Problem to work on:
The line containing "plt.rcParams['font.family'] = ['Liberation" marks the end: extract everything from the first line of the data through that line, exactly, with no pictures.

Data block:
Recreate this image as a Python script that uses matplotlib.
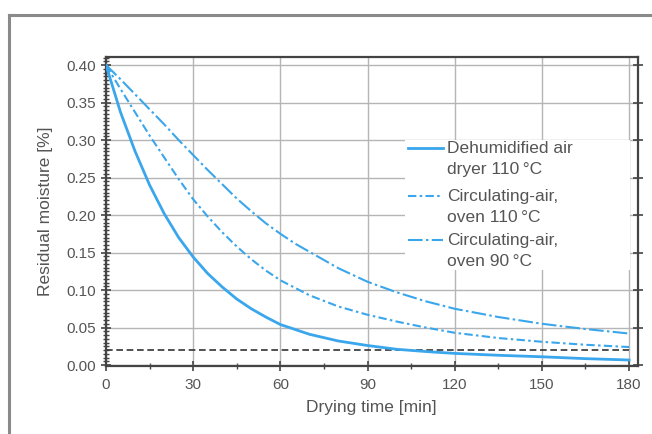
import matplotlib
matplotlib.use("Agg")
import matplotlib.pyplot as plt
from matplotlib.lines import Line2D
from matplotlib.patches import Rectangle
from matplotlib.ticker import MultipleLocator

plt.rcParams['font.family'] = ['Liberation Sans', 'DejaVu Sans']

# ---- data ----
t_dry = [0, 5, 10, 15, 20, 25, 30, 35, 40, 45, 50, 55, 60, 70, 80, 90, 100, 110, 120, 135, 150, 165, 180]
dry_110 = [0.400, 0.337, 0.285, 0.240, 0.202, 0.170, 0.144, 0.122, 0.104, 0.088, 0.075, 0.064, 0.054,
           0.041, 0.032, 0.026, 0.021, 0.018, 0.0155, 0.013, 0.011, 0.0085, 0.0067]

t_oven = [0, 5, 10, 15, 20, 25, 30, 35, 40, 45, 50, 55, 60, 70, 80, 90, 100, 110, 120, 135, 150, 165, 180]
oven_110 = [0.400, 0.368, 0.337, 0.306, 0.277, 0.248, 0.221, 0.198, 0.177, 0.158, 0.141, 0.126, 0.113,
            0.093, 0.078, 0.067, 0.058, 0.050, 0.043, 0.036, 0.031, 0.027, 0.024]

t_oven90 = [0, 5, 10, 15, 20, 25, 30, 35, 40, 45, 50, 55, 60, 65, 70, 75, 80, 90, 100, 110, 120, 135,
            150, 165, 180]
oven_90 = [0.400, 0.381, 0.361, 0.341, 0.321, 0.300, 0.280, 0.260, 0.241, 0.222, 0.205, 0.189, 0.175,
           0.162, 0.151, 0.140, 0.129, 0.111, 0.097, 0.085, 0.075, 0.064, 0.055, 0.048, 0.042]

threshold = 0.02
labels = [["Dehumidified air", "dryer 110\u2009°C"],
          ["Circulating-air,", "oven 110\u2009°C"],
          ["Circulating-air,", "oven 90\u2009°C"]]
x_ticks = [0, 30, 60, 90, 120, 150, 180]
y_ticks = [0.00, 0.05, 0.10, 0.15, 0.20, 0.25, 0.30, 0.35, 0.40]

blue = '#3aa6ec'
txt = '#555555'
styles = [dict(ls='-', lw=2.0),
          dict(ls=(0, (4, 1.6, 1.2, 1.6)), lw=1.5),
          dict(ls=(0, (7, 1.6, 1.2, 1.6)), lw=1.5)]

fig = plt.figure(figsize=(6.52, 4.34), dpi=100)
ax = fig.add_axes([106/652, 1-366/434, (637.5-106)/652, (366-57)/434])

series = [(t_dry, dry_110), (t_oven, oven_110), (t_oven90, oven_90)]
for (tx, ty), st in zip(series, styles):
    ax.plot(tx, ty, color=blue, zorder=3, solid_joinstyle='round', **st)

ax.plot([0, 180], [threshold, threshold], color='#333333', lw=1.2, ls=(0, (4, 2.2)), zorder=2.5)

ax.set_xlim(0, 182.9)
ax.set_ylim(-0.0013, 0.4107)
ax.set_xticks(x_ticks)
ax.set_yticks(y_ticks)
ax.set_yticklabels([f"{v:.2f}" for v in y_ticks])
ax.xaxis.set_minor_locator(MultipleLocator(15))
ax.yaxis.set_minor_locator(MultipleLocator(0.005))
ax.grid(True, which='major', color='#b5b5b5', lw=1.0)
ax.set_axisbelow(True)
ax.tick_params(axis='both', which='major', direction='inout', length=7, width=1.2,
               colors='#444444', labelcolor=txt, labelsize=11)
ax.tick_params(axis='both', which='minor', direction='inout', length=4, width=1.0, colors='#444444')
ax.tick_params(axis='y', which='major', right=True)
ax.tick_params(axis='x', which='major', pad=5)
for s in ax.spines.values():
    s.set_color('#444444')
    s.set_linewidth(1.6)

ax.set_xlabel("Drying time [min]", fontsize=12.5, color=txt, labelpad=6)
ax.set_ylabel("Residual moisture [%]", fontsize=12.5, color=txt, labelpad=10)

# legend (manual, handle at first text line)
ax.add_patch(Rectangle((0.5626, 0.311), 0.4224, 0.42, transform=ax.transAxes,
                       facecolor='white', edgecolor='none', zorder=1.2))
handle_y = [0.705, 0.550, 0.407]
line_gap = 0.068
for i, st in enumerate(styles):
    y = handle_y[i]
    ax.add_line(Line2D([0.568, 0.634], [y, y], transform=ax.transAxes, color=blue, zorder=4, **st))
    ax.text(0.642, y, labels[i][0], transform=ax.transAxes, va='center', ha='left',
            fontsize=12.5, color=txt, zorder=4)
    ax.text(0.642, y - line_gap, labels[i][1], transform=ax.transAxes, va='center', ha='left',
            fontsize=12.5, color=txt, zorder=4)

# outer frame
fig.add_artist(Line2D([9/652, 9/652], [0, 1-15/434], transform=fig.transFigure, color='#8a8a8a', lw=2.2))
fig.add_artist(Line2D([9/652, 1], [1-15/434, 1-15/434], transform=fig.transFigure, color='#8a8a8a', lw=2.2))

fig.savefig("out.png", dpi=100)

Answer to this exercise:
Recreate this image as a Python script that uses matplotlib.
import matplotlib
matplotlib.use("Agg")
import matplotlib.pyplot as plt
from matplotlib.lines import Line2D
from matplotlib.patches import Rectangle
from matplotlib.ticker import MultipleLocator

plt.rcParams['font.family'] = ['Liberation Sans', 'DejaVu Sans']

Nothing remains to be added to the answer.